Depending on whom one asks, Nancy Grace broke free from her leathery shell either 47 or 49 years ago today. Sharing CNN’s primetime bandwidth with fellow performance artist Glenn Beck, Nancy Grace is best known as cable news’ foremost advocate for missing white girls, whose assorted misfortunes are reflected back to the world through Grace’s oceanic narcissism.

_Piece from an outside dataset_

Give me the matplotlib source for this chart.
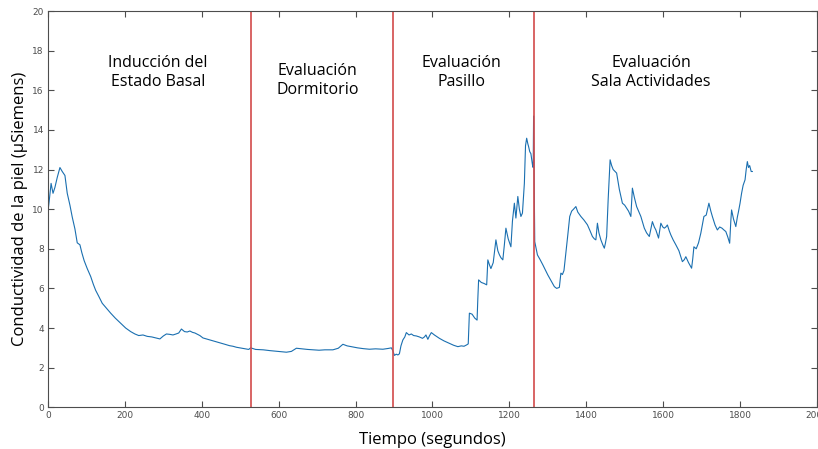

Official legend tells us that Grace was propelled into the world of criminal justice by the murder of her betrothed, who was cruelly dispatched in 1979 by a vicious stranger, a repeat offender whose attorneys then manipulated the system in all the ways that make legal populists quake with fury. By unnecessarily drawing out his trial, confusing the jury, and then spinning and endless weave of post-conviction appeals, these defense lawyers — members of a professional breed that Grace would one day compare to “guards at Auschwitz” — heartlessly victimized Grace and her dead lover’s family for years to come.

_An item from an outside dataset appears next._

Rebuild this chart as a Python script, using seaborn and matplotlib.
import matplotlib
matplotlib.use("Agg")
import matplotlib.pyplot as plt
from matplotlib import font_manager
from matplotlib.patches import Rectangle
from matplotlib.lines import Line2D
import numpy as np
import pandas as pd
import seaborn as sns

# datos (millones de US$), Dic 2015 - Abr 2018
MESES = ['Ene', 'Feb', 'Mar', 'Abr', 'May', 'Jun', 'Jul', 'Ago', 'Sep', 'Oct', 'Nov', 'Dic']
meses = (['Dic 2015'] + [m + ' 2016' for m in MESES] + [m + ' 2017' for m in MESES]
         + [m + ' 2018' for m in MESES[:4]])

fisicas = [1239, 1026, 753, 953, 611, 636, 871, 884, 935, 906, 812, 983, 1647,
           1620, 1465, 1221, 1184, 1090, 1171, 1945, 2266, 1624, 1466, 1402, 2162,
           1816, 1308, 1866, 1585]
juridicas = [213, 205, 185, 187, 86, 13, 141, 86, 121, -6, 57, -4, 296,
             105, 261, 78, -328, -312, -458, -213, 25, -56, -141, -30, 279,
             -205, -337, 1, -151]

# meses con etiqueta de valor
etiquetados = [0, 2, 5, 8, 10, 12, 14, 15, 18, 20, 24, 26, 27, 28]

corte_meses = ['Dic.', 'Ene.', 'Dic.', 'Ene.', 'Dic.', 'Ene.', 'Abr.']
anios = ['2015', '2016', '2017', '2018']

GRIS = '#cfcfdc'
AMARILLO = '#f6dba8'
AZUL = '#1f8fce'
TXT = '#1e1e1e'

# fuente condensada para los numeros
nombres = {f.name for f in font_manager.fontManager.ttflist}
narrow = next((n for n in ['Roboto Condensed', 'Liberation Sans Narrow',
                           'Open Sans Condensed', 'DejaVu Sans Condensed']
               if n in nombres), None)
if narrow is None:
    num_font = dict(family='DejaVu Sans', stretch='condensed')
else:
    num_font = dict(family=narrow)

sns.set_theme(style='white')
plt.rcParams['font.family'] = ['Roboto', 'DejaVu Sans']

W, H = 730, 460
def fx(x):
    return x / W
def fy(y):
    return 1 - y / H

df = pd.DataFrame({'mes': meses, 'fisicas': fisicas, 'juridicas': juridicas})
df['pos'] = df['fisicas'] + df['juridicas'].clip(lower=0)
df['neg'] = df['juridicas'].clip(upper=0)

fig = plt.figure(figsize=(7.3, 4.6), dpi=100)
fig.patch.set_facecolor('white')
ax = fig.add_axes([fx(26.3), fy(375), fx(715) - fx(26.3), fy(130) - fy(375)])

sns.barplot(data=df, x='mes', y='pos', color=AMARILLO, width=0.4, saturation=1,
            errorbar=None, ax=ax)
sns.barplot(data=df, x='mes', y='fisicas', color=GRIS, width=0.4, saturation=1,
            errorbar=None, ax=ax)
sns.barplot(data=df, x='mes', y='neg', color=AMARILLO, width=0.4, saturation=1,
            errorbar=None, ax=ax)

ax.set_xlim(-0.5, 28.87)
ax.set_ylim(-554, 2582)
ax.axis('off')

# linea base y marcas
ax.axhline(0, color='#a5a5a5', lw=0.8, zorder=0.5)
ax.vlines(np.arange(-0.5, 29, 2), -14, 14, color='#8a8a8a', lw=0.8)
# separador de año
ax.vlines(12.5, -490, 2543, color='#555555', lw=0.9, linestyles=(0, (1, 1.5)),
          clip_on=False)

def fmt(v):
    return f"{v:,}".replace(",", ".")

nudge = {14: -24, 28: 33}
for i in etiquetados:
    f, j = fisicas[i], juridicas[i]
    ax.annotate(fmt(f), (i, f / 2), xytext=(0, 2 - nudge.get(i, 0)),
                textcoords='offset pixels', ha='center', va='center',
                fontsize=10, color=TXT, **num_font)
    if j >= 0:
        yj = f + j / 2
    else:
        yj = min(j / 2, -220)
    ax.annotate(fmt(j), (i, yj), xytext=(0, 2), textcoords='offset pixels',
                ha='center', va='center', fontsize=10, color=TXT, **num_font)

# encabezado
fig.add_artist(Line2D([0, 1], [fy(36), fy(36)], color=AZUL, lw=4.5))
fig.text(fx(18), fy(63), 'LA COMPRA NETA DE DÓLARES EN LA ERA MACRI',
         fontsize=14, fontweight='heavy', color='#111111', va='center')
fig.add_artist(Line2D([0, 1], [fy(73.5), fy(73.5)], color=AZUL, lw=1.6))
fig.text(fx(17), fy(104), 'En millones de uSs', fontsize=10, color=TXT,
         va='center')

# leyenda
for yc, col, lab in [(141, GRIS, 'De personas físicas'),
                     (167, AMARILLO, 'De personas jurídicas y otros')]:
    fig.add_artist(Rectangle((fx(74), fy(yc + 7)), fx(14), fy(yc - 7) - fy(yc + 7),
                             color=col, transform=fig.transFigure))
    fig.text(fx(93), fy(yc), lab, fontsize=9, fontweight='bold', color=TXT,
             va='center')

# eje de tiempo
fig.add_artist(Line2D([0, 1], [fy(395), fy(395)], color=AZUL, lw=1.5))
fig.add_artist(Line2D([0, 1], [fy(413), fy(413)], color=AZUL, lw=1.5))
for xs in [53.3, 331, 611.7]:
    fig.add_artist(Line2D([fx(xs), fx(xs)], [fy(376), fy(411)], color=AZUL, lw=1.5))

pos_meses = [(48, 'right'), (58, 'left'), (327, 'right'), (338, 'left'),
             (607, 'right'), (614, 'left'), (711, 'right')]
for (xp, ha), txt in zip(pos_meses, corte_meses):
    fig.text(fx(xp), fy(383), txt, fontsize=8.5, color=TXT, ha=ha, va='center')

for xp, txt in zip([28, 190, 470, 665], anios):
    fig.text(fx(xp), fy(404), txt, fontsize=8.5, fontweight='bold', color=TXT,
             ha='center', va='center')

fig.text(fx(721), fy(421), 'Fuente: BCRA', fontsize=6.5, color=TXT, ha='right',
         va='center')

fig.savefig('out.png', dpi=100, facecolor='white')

Unfortunately, the actual details of Keith Griffin’s shooting death were insufficiently prosaic for Grace, who somehow forgot that the accused — who was not a random killer but a former co-worker of Griffin’s — actually confessed to the murder that very evening and was convicted by a jury who deliberated less than a day before returning their verdict. The system, far from failing Griffin and his family, actually functioned as intended. None of this, however, has forestalled Grace from devoting her career to reinforcing right wing folklore about the cruel, offender-friendly imbalances of criminal law, which — among other scandalous inconveniences — prevents accused criminals from being nibbled to death by raccoons or tossed from bridges in canvas sacks.

Much more could be said of Grace, a truly vulgar specimen who has quite literally badgered guests into an early grave. But for those who regard Nancy Grace with the contempt she deserves, the following clip may well stand as the greatest moment in television history.

. . . except that it’s apparently a fake. What the hell? I can’t believe someone would post a doctored video on the internet. Does this sort of thing happen often? Sheesh.